I, ___________________________, certify and declare under penalty of perjury that I have read in its entirety and understand the Protective Order that was issued by the United States District Court for the Central District of California on [date] in the case of COOPER INTERCONNECT, INC. v. GLENAIR, INC. ET AL., Case No. CV14-08018 RGK (JCx). I agree to comply with and to be bound by all the terms of this Stipulated Protective Order and I understand and acknowledge that failure to so comply could expose me to sanctions and punishment in the nature of contempt.
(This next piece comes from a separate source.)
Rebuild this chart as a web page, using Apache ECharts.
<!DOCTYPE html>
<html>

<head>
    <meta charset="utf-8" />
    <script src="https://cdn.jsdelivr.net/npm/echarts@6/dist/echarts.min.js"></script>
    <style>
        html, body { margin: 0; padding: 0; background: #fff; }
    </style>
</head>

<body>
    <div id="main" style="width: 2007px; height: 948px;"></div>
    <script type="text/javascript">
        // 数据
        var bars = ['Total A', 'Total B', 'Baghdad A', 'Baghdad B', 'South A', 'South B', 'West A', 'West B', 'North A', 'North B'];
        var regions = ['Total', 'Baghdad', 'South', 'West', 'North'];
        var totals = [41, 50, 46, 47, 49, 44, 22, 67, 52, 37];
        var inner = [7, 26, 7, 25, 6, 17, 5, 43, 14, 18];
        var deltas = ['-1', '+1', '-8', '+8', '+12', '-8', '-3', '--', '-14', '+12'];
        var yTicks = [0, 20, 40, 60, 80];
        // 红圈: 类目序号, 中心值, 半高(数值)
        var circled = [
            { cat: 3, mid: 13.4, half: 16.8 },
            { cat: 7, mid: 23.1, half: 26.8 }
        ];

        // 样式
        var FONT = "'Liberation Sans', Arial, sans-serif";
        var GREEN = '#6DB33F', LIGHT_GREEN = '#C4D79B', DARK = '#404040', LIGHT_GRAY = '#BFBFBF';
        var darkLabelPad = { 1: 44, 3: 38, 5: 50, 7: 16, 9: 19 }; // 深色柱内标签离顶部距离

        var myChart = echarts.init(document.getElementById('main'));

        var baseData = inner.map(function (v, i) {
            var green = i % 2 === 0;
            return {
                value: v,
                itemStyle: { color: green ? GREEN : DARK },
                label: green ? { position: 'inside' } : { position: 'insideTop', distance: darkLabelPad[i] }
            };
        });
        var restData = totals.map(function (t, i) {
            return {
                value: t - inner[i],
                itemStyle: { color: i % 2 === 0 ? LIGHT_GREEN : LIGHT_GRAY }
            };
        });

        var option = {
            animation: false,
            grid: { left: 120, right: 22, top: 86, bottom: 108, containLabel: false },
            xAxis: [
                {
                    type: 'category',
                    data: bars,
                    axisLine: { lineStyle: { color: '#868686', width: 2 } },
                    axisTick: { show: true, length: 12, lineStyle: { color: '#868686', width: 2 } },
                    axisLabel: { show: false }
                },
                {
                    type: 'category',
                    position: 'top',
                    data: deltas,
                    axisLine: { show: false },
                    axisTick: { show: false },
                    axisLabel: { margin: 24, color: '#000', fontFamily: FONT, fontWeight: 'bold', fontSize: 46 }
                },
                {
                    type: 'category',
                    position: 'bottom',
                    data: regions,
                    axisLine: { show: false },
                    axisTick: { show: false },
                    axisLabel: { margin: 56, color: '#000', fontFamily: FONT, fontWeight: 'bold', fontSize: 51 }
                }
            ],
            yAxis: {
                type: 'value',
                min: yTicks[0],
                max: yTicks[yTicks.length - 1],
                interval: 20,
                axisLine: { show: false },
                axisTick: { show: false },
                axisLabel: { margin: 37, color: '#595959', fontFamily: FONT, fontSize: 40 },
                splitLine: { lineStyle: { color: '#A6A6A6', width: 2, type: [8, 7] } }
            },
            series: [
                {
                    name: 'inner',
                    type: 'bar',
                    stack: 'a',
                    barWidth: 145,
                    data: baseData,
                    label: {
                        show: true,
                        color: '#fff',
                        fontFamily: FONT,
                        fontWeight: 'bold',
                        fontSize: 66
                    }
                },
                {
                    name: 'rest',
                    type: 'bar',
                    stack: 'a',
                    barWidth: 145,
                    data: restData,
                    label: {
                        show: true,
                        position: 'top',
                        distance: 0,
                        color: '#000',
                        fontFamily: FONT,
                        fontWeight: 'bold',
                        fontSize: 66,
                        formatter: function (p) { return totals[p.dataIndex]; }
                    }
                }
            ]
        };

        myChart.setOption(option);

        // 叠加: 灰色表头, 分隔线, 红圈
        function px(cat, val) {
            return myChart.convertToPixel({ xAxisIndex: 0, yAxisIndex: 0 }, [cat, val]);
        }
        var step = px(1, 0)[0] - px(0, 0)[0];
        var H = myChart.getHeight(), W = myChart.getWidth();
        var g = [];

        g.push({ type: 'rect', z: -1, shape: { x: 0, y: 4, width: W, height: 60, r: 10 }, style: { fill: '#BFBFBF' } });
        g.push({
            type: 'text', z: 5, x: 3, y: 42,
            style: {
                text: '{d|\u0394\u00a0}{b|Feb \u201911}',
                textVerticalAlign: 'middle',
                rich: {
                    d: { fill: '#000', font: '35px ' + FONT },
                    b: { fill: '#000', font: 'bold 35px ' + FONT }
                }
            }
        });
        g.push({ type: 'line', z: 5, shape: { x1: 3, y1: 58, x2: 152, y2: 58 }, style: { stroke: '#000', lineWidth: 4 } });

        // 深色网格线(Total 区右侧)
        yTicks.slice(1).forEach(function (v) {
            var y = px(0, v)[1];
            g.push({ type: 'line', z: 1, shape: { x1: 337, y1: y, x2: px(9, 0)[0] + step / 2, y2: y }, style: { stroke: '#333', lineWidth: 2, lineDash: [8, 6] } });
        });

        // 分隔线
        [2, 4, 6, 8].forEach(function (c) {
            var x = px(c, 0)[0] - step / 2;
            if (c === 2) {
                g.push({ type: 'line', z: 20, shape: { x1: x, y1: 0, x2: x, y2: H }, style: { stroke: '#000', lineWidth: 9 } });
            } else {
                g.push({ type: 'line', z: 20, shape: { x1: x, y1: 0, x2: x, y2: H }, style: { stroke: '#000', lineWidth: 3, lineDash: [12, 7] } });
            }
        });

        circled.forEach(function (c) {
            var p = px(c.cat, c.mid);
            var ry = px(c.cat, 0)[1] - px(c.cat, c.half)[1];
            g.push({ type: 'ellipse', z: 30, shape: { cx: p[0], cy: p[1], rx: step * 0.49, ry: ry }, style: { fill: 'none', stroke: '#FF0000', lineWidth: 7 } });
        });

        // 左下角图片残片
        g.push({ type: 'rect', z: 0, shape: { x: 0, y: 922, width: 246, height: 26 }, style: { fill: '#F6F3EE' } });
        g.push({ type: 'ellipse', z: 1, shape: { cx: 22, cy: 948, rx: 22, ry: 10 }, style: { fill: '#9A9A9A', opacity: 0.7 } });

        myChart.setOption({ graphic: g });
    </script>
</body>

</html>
I solemnly promise that I will not disclose in any manner any information or item that is subject to this Stipulated Protective Order to any person or entity except in strict compliance with the provisions of this Order.
I further agree to submit to the jurisdiction of the United States District Court for the Central District of California for the purpose of enforcing the terms of this Stipulated Protective Order, even if such enforcement proceedings occur after termination of this action.
I acknowledge that I am to treat all copies of any of the materials that I receive that have been designated as "CONFIDENTIAL" or "HIGHLY CONFIDENTIAL — ATTORNEYS' EYES ONLY" in a manner consistent with this Order, and that all such copies are to be returned or destroyed as specified in this Order on the termination of this litigation or the completion of my duties in connection with this litigation.